+++ Collected material +++

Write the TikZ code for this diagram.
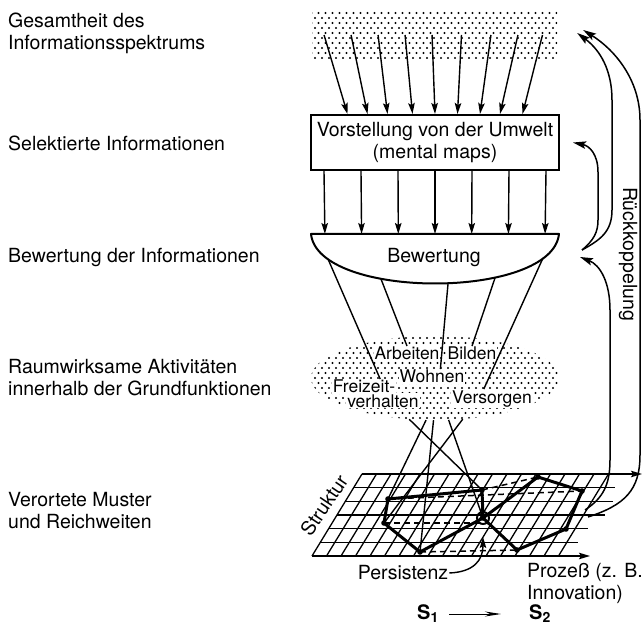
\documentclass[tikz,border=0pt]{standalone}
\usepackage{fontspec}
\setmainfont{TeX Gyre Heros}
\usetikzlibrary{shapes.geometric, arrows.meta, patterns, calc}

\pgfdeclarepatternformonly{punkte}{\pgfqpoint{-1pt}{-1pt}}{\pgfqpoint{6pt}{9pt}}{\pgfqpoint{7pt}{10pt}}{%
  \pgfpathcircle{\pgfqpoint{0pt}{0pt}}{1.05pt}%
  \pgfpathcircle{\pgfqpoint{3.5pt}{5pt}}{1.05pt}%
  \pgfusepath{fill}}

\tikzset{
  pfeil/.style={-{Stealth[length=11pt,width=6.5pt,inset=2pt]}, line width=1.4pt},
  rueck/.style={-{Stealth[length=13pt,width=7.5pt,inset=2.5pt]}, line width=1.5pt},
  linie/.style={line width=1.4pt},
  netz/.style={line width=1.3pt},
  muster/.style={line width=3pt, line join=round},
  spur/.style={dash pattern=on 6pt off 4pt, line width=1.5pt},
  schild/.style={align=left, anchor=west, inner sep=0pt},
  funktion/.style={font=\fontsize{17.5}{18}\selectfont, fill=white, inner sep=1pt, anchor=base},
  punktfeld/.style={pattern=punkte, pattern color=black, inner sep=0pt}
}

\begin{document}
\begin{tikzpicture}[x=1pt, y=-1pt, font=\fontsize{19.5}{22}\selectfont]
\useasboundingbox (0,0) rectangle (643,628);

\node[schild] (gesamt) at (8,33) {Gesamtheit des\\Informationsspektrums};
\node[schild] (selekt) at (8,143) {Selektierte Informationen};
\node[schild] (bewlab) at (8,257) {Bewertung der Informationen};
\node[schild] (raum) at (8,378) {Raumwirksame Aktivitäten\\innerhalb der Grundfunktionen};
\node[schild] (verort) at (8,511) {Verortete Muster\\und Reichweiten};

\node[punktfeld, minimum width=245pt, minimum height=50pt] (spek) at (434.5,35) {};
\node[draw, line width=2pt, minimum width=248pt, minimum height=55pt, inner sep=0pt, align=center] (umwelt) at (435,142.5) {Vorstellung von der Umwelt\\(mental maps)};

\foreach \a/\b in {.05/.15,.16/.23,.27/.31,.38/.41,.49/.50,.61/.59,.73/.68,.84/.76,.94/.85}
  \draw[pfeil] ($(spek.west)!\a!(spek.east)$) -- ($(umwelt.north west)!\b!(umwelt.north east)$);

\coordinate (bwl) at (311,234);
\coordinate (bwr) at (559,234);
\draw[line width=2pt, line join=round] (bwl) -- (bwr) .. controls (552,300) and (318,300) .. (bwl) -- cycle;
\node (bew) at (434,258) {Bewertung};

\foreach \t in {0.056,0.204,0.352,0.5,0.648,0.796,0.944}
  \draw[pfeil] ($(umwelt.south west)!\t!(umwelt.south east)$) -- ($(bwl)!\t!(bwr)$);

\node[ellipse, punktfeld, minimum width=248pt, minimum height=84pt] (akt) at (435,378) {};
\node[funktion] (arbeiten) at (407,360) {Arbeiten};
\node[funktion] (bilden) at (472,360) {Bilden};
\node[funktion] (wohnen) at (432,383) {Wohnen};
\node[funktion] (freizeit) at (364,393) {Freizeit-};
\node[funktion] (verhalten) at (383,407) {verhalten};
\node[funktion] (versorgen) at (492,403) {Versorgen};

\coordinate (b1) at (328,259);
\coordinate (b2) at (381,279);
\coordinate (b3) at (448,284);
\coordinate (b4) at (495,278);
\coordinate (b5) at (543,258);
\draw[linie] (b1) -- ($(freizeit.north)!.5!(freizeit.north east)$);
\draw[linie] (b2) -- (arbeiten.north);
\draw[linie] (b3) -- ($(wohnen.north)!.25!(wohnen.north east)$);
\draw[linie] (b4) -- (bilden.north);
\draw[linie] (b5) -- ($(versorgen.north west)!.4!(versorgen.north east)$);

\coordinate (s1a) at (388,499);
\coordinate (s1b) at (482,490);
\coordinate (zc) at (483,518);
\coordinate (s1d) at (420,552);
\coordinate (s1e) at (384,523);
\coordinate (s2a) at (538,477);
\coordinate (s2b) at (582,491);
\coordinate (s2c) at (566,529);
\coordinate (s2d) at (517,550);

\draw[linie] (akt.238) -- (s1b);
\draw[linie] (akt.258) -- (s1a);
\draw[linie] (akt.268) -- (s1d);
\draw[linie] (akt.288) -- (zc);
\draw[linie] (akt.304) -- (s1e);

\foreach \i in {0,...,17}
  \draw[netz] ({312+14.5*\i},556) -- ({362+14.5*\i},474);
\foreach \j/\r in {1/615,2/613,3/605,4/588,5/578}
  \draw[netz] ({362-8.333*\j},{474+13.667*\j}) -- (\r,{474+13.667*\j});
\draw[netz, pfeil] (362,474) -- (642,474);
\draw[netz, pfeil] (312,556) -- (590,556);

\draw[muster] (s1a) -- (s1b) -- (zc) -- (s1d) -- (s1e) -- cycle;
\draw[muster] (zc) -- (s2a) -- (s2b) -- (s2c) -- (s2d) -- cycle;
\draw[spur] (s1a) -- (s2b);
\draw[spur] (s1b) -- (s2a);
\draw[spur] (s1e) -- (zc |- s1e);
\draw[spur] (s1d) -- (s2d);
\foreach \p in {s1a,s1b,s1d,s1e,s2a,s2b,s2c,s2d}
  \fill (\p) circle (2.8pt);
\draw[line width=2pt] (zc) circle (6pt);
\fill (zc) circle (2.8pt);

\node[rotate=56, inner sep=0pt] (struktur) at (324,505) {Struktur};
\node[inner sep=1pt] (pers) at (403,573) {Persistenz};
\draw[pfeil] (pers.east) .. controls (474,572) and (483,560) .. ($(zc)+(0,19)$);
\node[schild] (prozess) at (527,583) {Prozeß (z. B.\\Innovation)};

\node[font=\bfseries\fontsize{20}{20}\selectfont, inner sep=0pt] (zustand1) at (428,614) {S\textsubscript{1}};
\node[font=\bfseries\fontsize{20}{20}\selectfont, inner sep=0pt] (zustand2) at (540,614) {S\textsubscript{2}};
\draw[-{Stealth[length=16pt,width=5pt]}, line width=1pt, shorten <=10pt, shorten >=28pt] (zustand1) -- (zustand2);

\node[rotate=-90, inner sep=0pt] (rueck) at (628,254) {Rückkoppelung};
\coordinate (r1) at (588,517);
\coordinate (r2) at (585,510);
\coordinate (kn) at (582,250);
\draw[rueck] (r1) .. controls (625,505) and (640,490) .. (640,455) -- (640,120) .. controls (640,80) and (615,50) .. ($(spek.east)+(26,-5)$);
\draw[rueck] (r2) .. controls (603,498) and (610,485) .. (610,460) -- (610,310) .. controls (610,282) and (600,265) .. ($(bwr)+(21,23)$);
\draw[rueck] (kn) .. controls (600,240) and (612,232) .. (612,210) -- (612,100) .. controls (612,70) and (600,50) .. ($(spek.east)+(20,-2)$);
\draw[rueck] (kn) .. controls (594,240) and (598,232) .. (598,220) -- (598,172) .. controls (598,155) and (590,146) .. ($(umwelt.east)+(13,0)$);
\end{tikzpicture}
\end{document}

+++

**Exercise task**: Starting at the top of the listing above, please restate word for word each line up to and including the one that holds "(0,0) rectangle (643,628);", omitting every image.

**Response**:
Write the TikZ code for this diagram.
\documentclass[tikz,border=0pt]{standalone}
\usepackage{fontspec}
\setmainfont{TeX Gyre Heros}
\usetikzlibrary{shapes.geometric, arrows.meta, patterns, calc}

\pgfdeclarepatternformonly{punkte}{\pgfqpoint{-1pt}{-1pt}}{\pgfqpoint{6pt}{9pt}}{\pgfqpoint{7pt}{10pt}}{%
  \pgfpathcircle{\pgfqpoint{0pt}{0pt}}{1.05pt}%
  \pgfpathcircle{\pgfqpoint{3.5pt}{5pt}}{1.05pt}%
  \pgfusepath{fill}}

\tikzset{
  pfeil/.style={-{Stealth[length=11pt,width=6.5pt,inset=2pt]}, line width=1.4pt},
  rueck/.style={-{Stealth[length=13pt,width=7.5pt,inset=2.5pt]}, line width=1.5pt},
  linie/.style={line width=1.4pt},
  netz/.style={line width=1.3pt},
  muster/.style={line width=3pt, line join=round},
  spur/.style={dash pattern=on 6pt off 4pt, line width=1.5pt},
  schild/.style={align=left, anchor=west, inner sep=0pt},
  funktion/.style={font=\fontsize{17.5}{18}\selectfont, fill=white, inner sep=1pt, anchor=base},
  punktfeld/.style={pattern=punkte, pattern color=black, inner sep=0pt}
}

\begin{document}
\begin{tikzpicture}[x=1pt, y=-1pt, font=\fontsize{19.5}{22}\selectfont]
\useasboundingbox (0,0) rectangle (643,628);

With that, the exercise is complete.